In a 14-day epic, the 2021 Dakar Rally will be making a giant loop around Saudi Arabia, covering a total racing distance of 7,646 kilometres with 4,767 of that mileage being a race against the clock. A field of 142 motorcycles, 73 cars, 51 trucks, 21 quads, 73 T3 and SS vehicles and 31 classic rally machines will be competing in the 43rd edition of the Dakar Rally.

Rules for next year’s Dakar Rally have been modified, with competitors receiving the race roadblock 10 minutes before the start of the race (20 minutes for motorcycles). Another import change is the limit of six rear tyres for the motorcycle category, to encourage caution and an instinct to finish the race amongst motorcycle competitors while four-wheelers are allowed a limited number of piston changes.

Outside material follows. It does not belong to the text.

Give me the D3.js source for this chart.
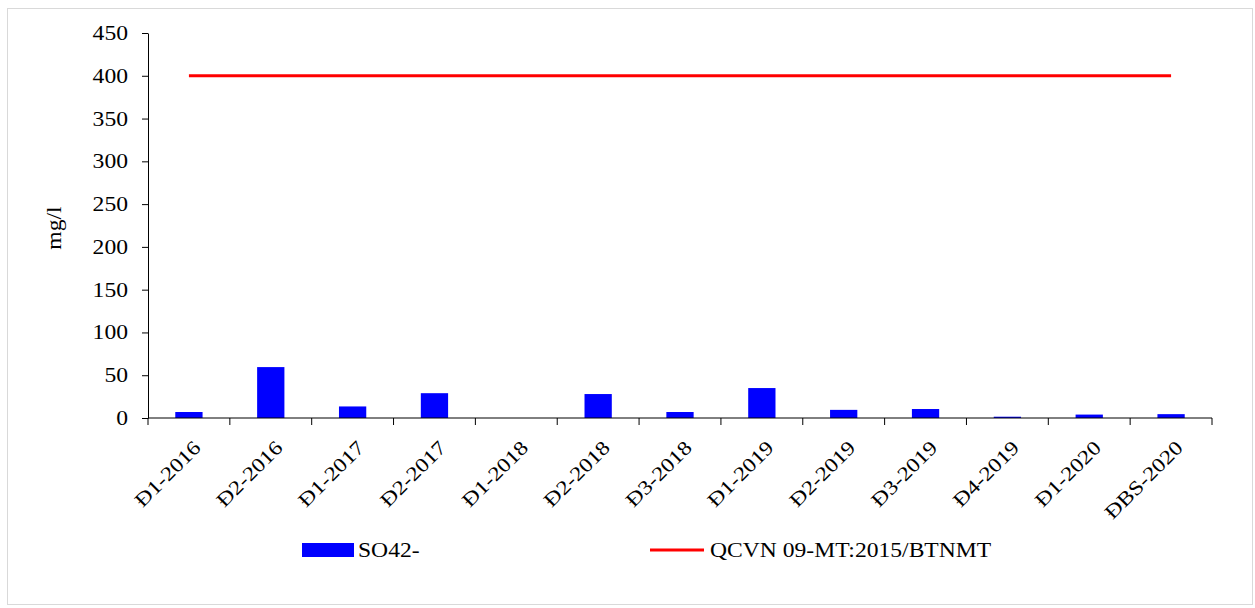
<!DOCTYPE html>
<html>
<head>
<meta charset="utf-8">
<script src="https://cdn.jsdelivr.net/npm/d3@7"></script>
<style>
  body { margin: 0; background: #fff; }
</style>
</head>
<body>
<svg id="canvas"></svg>
<script>
let width = 1255, height = 608
const serif = "'Liberation Serif', 'Times New Roman', serif"
const sx = 1.18 // text in the original is drawn wider along its baseline

// data
const categories = ["Đ1-2016", "Đ2-2016", "Đ1-2017", "Đ2-2017", "Đ1-2018", "Đ2-2018", "Đ3-2018",
    "Đ1-2019", "Đ2-2019", "Đ3-2019", "Đ4-2019", "Đ1-2020", "ĐBS-2020"]
const so4 = [7, 59.5, 13.5, 29, 0, 28, 7, 35, 9.5, 10.5, 1.5, 4, 4.5]
const limit = [400, 400, 400, 400, 400, 400, 400, 400, 400, 400, 400, 400, 400]
const yTicks = [0, 50, 100, 150, 200, 250, 300, 350, 400, 450]
const barName = "SO42-", lineName = "QCVN 09-MT:2015/BTNMT"

let svg = d3.select('#canvas').attr("width", width).attr("height", height)
    .style("font-family", serif)

// chart border
svg.append("rect").attr("x", 7.5).attr("y", 8.5).attr("width", 1245).attr("height", 596)
    .style("fill", "none").style("stroke", "#d9d9d9")

let x = d3.scaleBand().domain(categories).range([148, 1212]).paddingInner(2 / 3).paddingOuter(1 / 3)
let xb = d3.scaleBand().domain(categories).range([148, 1212])
let y = d3.scaleLinear().domain([0, 450]).range([418, 33])

// bars
svg.selectAll(".bar")
    .data(so4)
    .enter()
    .append("rect")
    .attr("x", (d, i) => x(categories[i]))
    .attr("y", d => y(d))
    .attr("width", x.bandwidth())
    .attr("height", d => y(0) - y(d))
    .style("fill", "#0000ff")

// limit line
let line = d3.line().x((d, i) => xb(categories[i]) + xb.bandwidth() / 2).y(d => y(d))
svg.append("path").datum(limit).attr("d", line)
    .style("fill", "none").style("stroke", "#ff0000").style("stroke-width", 3)

// y axis
let yAxis = svg.append("g").attr("transform", "translate(148,0)")
    .call(d3.axisLeft(y).tickValues(yTicks).tickSize(6).tickSizeOuter(0).tickFormat(""))
yAxis.selectAll("line, path").style("stroke", "#000")
svg.selectAll(".ylbl")
    .data(yTicks)
    .enter()
    .append("text")
    .attr("transform", d => "translate(128," + y(d) + ") scale(" + sx + ",1)")
    .attr("text-anchor", "end")
    .attr("dy", "0.35em")
    .style("font-size", "20px")
    .text(d => d)

// x axis with ticks on band edges
let xAxisG = svg.append("g").attr("transform", "translate(0,418)")
xAxisG.append("line").attr("x1", 148).attr("x2", 1212).style("stroke", "#000")
xAxisG.selectAll(".tk")
    .data(categories.concat([null]))
    .enter()
    .append("line")
    .attr("x1", (d, i) => 148 + i * xb.step())
    .attr("x2", (d, i) => 148 + i * xb.step())
    .attr("y1", 0).attr("y2", 7)
    .style("stroke", "#000")
xAxisG.selectAll(".lbl")
    .data(categories)
    .enter()
    .append("text")
    .attr("transform", d => "translate(" + (xb(d) + xb.bandwidth() / 2 + 13) + ",31) rotate(-45) scale(" + sx + ",1)")
    .attr("text-anchor", "end")
    .style("font-size", "20px")
    .text(d => d)

// y label
svg.append("text").attr("transform", "translate(61,228) rotate(-90) scale(" + sx + ",1)")
    .attr("text-anchor", "middle").style("font-size", "20px").text("mg/l")

// legend
svg.append("rect").attr("x", 302).attr("y", 543).attr("width", 52).attr("height", 14).style("fill", "#0000ff")
svg.append("text").attr("transform", "translate(358,557) scale(" + sx + ",1)").style("font-size", "20px").text(barName)
svg.append("line").attr("x1", 650).attr("x2", 704).attr("y1", 550).attr("y2", 550)
    .style("stroke", "#ff0000").style("stroke-width", 3)
svg.append("text").attr("transform", "translate(710,557) scale(" + sx + ",1)").style("font-size", "20px").text(lineName)
</script>
</body>
</html>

Additionally, all riders are required to wear ASO-sanctioned airbag jackets during the race. Another rule change affecting all competitors is no mechanical work or repairs are allowed to be carried out at refuelling points, save what can be done by the rider or driver during the 15 minutes allocated.

Racing begins in Jeddah, Saudi Arabia on January first with scrutineering and a 11 km prologue stage on January 2. Racing proper begins January 3 with a 622 km stage to Bisha. Stage 4 of the Dakar Rally is the longest single day stage at 813 km with most stages averaging between 550 km to 700 km.

The end of the Dakar Rally sees a return to Jeddah with an overnight stage between Yanbu and Jeddah covering a distance of 452 km, the shortest racing stage. Favourites to win the 2021 Dakar Rally are Carlos Sainz, driving the Mini John Cooper Works while Ricky Brabec on the Honda CRF 450 is favoured for the flag in the motorcycle category.